Na południu granicę stanowi wododział Karpat, wzdłuż którego przebiega
granica państwowa ze Słowacją. Góry Beskidu Niskiego charakteryzują się
kopulastymi spłaszczonymi wierzchowinami. Są niezbyt wysokie, najwyższy
szczyt, Lackowa sięga 997 metrów n.p.m.
Dlaczego pojechaliśmy w góry?
Próba odpowiedzi na to pytanie
sprawia niemało kłopotów – jak to dlaczego? A zachwyt? A szeroki jak
rozległy widok oddech? A zmęczenie „u celu”, u szczytu? A zmaganie się z
własnymi słabościami? Czyż nie są to wystarczające powody?
Ze wszystkich wyjaśnień to najbardziej cenię: bo tam jest pięknie.
Drewniane cerkiewki, tysiące strumieni, polujące krogulce, niekoszone
łąki, żółknące buki i modrzewie i cisza w połaczeniu ze śladami krwawej
historii tworzą coś niepowtarzalnego, trudnego do opisania. Wszystko
razem tworzy idealny nastrój do szczerych rozmów a proste, niemalże
traperskie warunki zachęcają do współpracy. Przecież wspólny zachwyt i
wspólne pokonywanie trudności sprzyja integracji i tworzy przyjaźnie.
Turysta ukraiński powiedziałby: romantika!
Polska może poszczycić się piękną i stosunkowo mało zniszczoną
przyrodą. Nasze parki narodowe cechuje najwyższy stopień różnorodności
biologicznej. Chcieliśmy pokazać naszym partnerom niepowtarzalność
polskiej fauny i flory, dlatego uznaliśmy, że najlepszym miejscem na
przeprowadzenie większości naszych warsztatów będzie sąsiedztwo
Bieszczadzkiego i Magurskiego Parku Narodowego.

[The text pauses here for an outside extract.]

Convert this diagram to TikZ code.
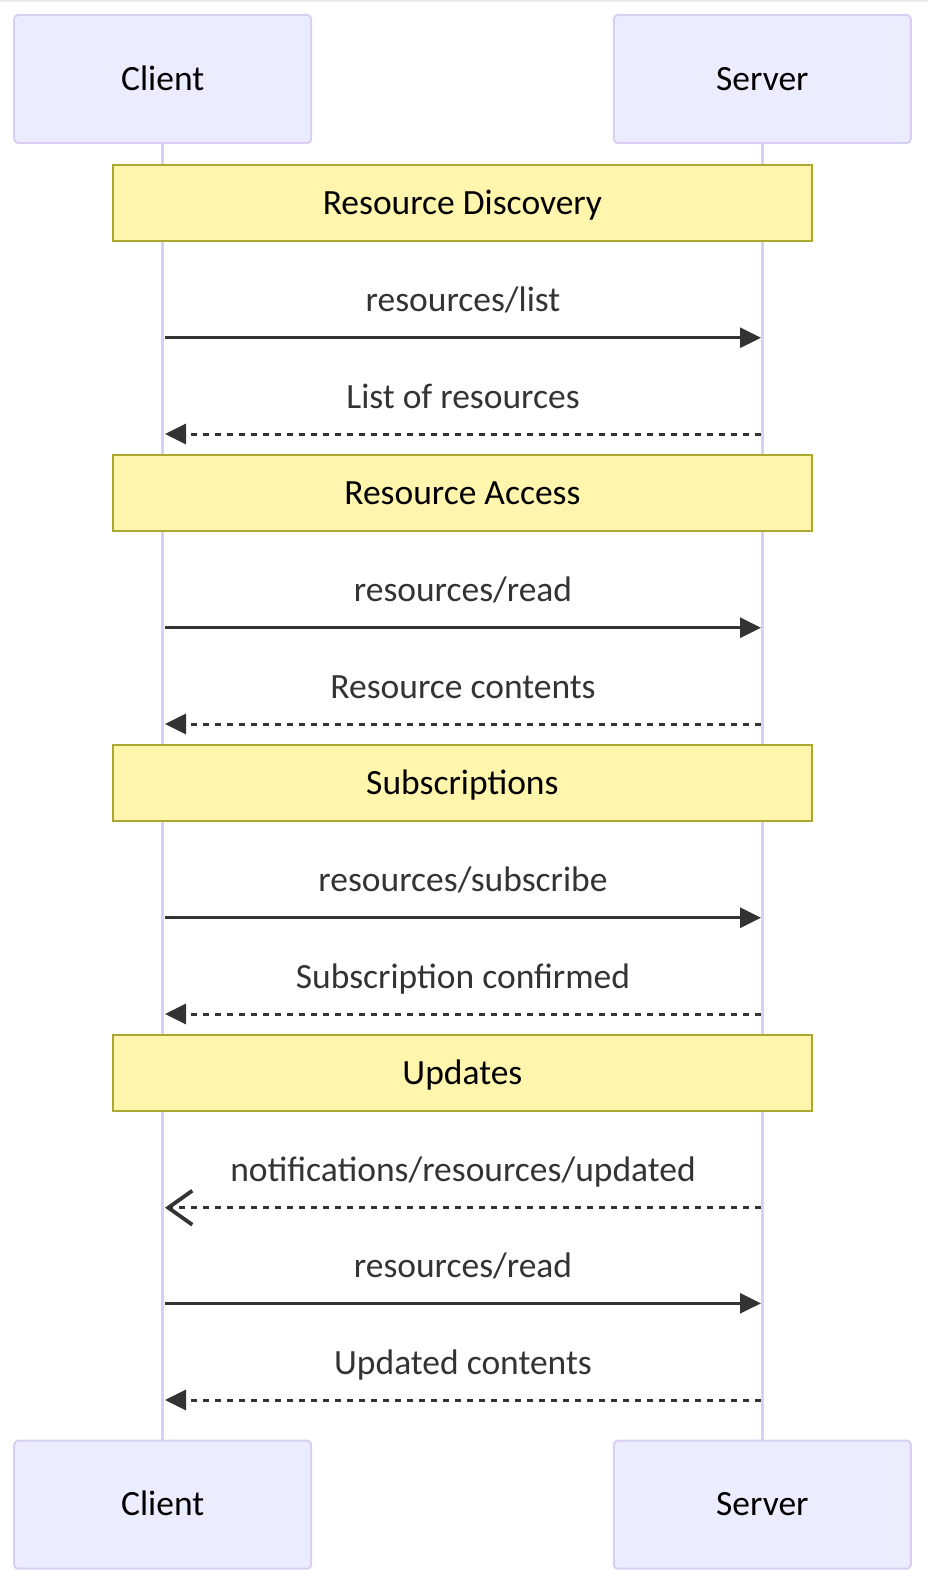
\documentclass[tikz,border=0pt]{standalone}
\usepackage{fontspec}
\setmainfont{Carlito}
\usetikzlibrary{arrows.meta}
\definecolor{actfill}{HTML}{ECECFF}
\definecolor{actline}{HTML}{D9CEF3}
\definecolor{notefill}{HTML}{FFF5AD}
\definecolor{noteline}{HTML}{AAAA33}
\definecolor{msgcol}{HTML}{333333}
\definecolor{topgray}{HTML}{EBEBEB}
\begin{document}
\begin{tikzpicture}[x=1pt,y=-1pt,
  actor/.style={draw=actline, fill=actfill, line width=2pt, rounded corners=4pt,
    minimum width=297pt, minimum height=128pt, inner sep=0pt,
    text height=22.5pt, text depth=0pt, font=\fontsize{35.5}{41}\selectfont, text=black},
  notebox/.style={draw=noteline, fill=notefill, line width=2pt,
    minimum width=698.7pt, minimum height=76pt, inner sep=0pt,
    text height=22.5pt, text depth=0pt, font=\fontsize{35.5}{41}\selectfont, text=black},
  lifeline/.style={draw=actline, line width=3.5pt},
  msgsolid/.style={draw=msgcol, line width=3pt, -{Triangle[length=21pt,width=20pt]}},
  msgdash/.style={draw=msgcol, line width=3pt, dash pattern=on 6pt off 6pt, -{Triangle[length=21pt,width=20pt]}},
  msgopen/.style={draw=msgcol, line width=3pt, dash pattern=on 6pt off 6pt, -{Straight Barb[length=24pt,width=34pt,line width=3.8pt]}},
  msglabel/.style={anchor=base, yshift=26pt, inner sep=0pt, text=msgcol, font=\fontsize{35.5}{41}\selectfont}
]
\useasboundingbox (0,0) rectangle (928,1586);
\fill[topgray] (0,0) rectangle (928,2);

% actors
\node[actor] (ct) at (162.7,79) {Client};
\node[actor] (st) at (762.3,79) {Server};
\node[actor] (cb) at (162.7,1504.7) {Client};
\node[actor] (sb) at (762.3,1504.7) {Server};

% lifelines
\draw[lifeline] (ct.south) -- (cb.north);
\draw[lifeline] (st.south) -- (sb.north);

% notes
\node[notebox] (n1) at (462.4,203) {Resource Discovery};
\node[notebox] (n2) at (462.4,493) {Resource Access};
\node[notebox] (n3) at (462.4,783) {Subscriptions};
\node[notebox] (n4) at (462.4,1073) {Updates};

% message end points on the lifelines
\foreach \i/\y in {1/337.7,2/434,3/627.7,4/724,5/917.7,6/1014,7/1207.7,8/1303.3,9/1400}{
  \coordinate (c\i) at (165,\y);
  \coordinate (s\i) at (761,\y);
}

\draw[msgsolid] (c1) -- (s1) node[midway,msglabel] {resources/list};
\draw[msgdash] (s2) -- (c2) node[midway,msglabel] {List of resources};
\draw[msgsolid] (c3) -- (s3) node[midway,msglabel] {resources/read};
\draw[msgdash] (s4) -- (c4) node[midway,msglabel] {Resource contents};
\draw[msgsolid] (c5) -- (s5) node[midway,msglabel] {resources/subscribe};
\draw[msgdash] (s6) -- (c6) node[midway,msglabel] {Subscription confirmed};
\draw[msgopen] (s7) -- (c7) node[midway,msglabel] {notifications/resources/updated};
\draw[msgsolid] (c8) -- (s8) node[midway,msglabel] {resources/read};
\draw[msgdash] (s9) -- (c9) node[midway,msglabel] {Updated contents};
\end{tikzpicture}
\end{document}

Natomiast zabytki ludowe Beskidu Niskiego to niezwykłe świadectwo
minionej epoki, w której człowiek żył jeszcze w zgodzie z przyrodą.
Sądzimy i czujemy, że unikalna i ciągle żywa kultura Łemków i Bojków
może stanowić inspirację dla młodych ludzi, być głębokim doświadczeniem
duchowym i ważnym kulturalnym wydarzeniem.**
* ostatnie nasze słowa pożegnania wykrzyczane z odjeżdżającego
pociągu w Groningen – luty 1999.
** fragment uzasadnienia wymiany – maj 1999.